Storm clouds gather over Capitol Hill. (Andrew Caballero-Reynolds/AFP/Getty Images)

A House committee on Tuesday approved two bills to speed up the disciplinary processes for federal employees and to restrict their appeal rights, over objections of Democrats who characterized the measures as eroding the basis of a merit-based civil service.

During debate in the Oversight and Government Reform Committee, Republicans argued that the many months it can take for an agency to carry out discipline, with the appeals process afterward often lasting even longer, discourage managers against disciplining employees. They pointed out that in surveys, only one third of federal employees agree that their agency takes steps to deal with problem co-workers.

“Federal managers spend far too much time, often unsuccessfully, in trying to address performance issues and those employees who engage in misconduct,” said Rep. Paul Mitchell (R-Mich.), of the more wide-ranging of the two bills, which largely mirrors changes enacted a year ago applying only at the Department of Veterans Affairs.

That measure would shorten to seven days the time employees have to respond to a notice of proposed discipline; require the agency to make a final decision within 15 days afterward; and allow only seven days, rather than 30, for the employee to appeal to the Merit Systems Protection Board, a quasi-judicial agency that hears such challenges.

It further would end the requirement to give employees a formal chance to improve before being disciplined for poor performance; make disciplinary actions and layoffs appealable only to the MSBP and not through negotiated grievance procedures; disallow appeals of furloughs lasting less than 14 days; and allow agencies to recoup bonuses from employees later found to have committed misconduct.

Rep. Gerald E. Connolly (D-Va.) said that “Whatever the good intentions of this bill might be, there is real harm this will inflict on federal employees, and it’s in a context of an assault on federal employees in this Congress and in this administration.”

The bill “appears to be a compilation of all the anti-federal workforce bills that have been introduced in this Congress,” said the ranking Democrat on the committee, Rep. Elijah E. Cummings (Md.). “This measure raises serious concerns about fairness and due process . . . It would limit and in some cases eliminate employees’ rights to appeal adverse decisions.”

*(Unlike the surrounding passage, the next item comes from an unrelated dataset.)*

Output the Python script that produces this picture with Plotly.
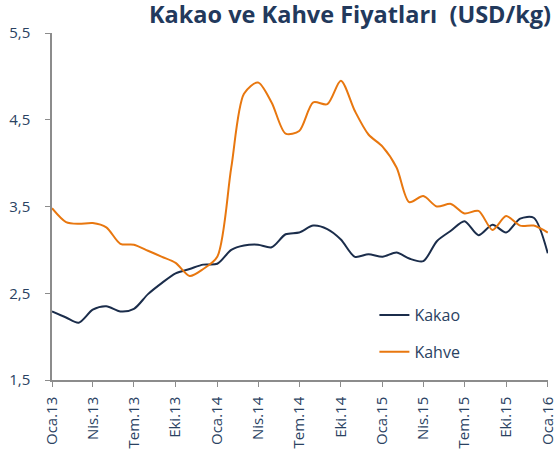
import plotly.graph_objects as go

# monthly observations, Jan 2013 - Jan 2016
months = [f"{y}-{m:02d}-01" for y in (2013, 2014, 2015) for m in range(1, 13)] + ["2016-01-01"]

kakao = [2.29, 2.22, 2.16, 2.31, 2.35, 2.29, 2.32, 2.49, 2.62, 2.73, 2.78, 2.83,
         2.84, 3.00, 3.05, 3.06, 3.03, 3.18, 3.20, 3.28, 3.24, 3.12, 2.92, 2.95,
         2.92, 2.97, 2.90, 2.87, 3.10, 3.22, 3.33, 3.17, 3.29, 3.20, 3.36, 3.37,
         2.96]

kahve = [3.48, 3.32, 3.30, 3.31, 3.26, 3.07, 3.06, 2.99, 2.92, 2.85, 2.70, 2.78,
         2.92, 3.95, 4.80, 4.93, 4.70, 4.34, 4.37, 4.70, 4.68, 4.95, 4.60, 4.33,
         4.19, 3.95, 3.55, 3.62, 3.50, 3.53, 3.42, 3.45, 3.23, 3.39, 3.28, 3.28,
         3.20]

tick_dates = months[::3]
tick_labels = ["Oca.13", "Nis.13", "Tem.13", "Eki.13", "Oca.14", "Nis.14", "Tem.14",
               "Eki.14", "Oca.15", "Nis.15", "Tem.15", "Eki.15", "Oca.16"]

y_ticks = [1.5, 2.5, 3.5, 4.5, 5.5]
y_labels = ["1,5", "2,5", "3,5", "4,5", "5,5"]

navy = "#1b2d4b"
orange = "#e8770f"
text_col = "#2a4262"
axis_col = "#8c8c8c"

fig = go.Figure()
fig.add_trace(go.Scatter(x=months, y=kakao, name="Kakao", mode="lines",
                         line=dict(color=navy, width=2, shape="spline", smoothing=0.8),
                         legendgroup="a", cliponaxis=False))
fig.add_trace(go.Scatter(x=months, y=kahve, name="Kahve", mode="lines",
                         line=dict(color=orange, width=2, shape="spline", smoothing=0.8),
                         legendgroup="b", cliponaxis=False))

fig.update_layout(
    width=554, height=461,
    margin=dict(l=52, r=6, t=33, b=81),
    paper_bgcolor="white", plot_bgcolor="white",
    font=dict(family="Open Sans", color=text_col, size=15),
    legend=dict(x=0.65, y=0.236, xanchor="left", yanchor="top",
                font=dict(size=16, color=text_col), tracegroupgap=13,
                traceorder="grouped", bgcolor="rgba(0,0,0,0)"),
)

fig.add_annotation(text="<b>Kakao ve Kahve Fiyatları  (USD/kg)</b>",
                   xref="paper", yref="paper", x=1, y=1, xshift=4, yshift=2,
                   xanchor="right", yanchor="bottom", showarrow=False, borderpad=0,
                   font=dict(size=23.5, color="#22395c", family="Open Sans"))

fig.update_xaxes(
    range=["2013-01-01", "2016-01-01 12:00"],
    tickvals=tick_dates, ticktext=tick_labels, tickangle=-90,
    showgrid=False, zeroline=False, automargin=False,
    showline=True, linecolor=axis_col, linewidth=1.5,
    ticks="outside", ticklen=5, tickcolor=axis_col, ticklabeloverflow="allow",
    tickfont=dict(size=15, color=text_col), ticklabelstandoff=4,
)
fig.update_yaxes(
    range=[1.5, 5.5], tickvals=y_ticks, ticktext=y_labels,
    showgrid=False, zeroline=False, automargin=False,
    showline=True, linecolor=axis_col, linewidth=1.5,
    ticks="outside", ticklen=5, tickcolor=axis_col,
    tickfont=dict(size=15, color=text_col), ticklabelstandoff=12,
)

# drop the default 8px page margin so the figure fills the window
fig.write_html("out.html", config={"displayModeBar": False},
               post_script="document.body.style.margin='0';")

The National Treasury Employees Union said in a statement the bill “would undo decades of established federal employment law by eliminating the due process rights of all federal employees, subjecting them to unfair and discriminatory actions by political and career managers without any ability to defend themselves.”

The American Federation of Government Employees said in a letter to the committee the net effect would be to “game the system to deprive the federal workforce of any procedure or right that provide a fair hearing and outcome.”

Another provision would double to two years the probationary period before employees have full appeal rights — that longer period already applies to Defense Department employees. Cummings said that “would increase the length of time that federal employees are without protection from retaliation, discrimination or other prohibited personnel practices.”

However, Rep. James Comer (R-Ky.) said a longer probationary period “gives employees the time they need to demonstrate proficiency in their roles before supervisors have to make a decision whether or not they are qualified to become permanent federal employees.” He sponsored a stand-alone bill the House passed last year to make two years the standard.

The second bill would allow the MSPB to issue summary judgments where there is no dispute over facts; charge a filing fee similar to those charged by federal courts; and lower the agency’s burden of proving that discipline was justified, from the majority of the evidence to only “substantial” evidence.

Rep. Jody Hice (R-Ga.) said the policy changes would bring the MSPB in line with other adjudicatory federal agencies and that the fee would discourage the filing of cases that have no merit or that fall outside the MSPB’s jurisdiction, which he said account for nearly half of appeals brought there.

But Del. Eleanor Holmes Norton (D-D. C.) called the bill “an undisguised attempt to rob federal employees of the due process that they have always had.”

Said Rep. Matthew Cartwright (D-Pa.), “This is nothing but beating up on federal employees, and if we continue to do that they are going to wander off. The best ones will have other opportunities in the workplace, and we’re going to be left with whoever you get when the good employees wander off.”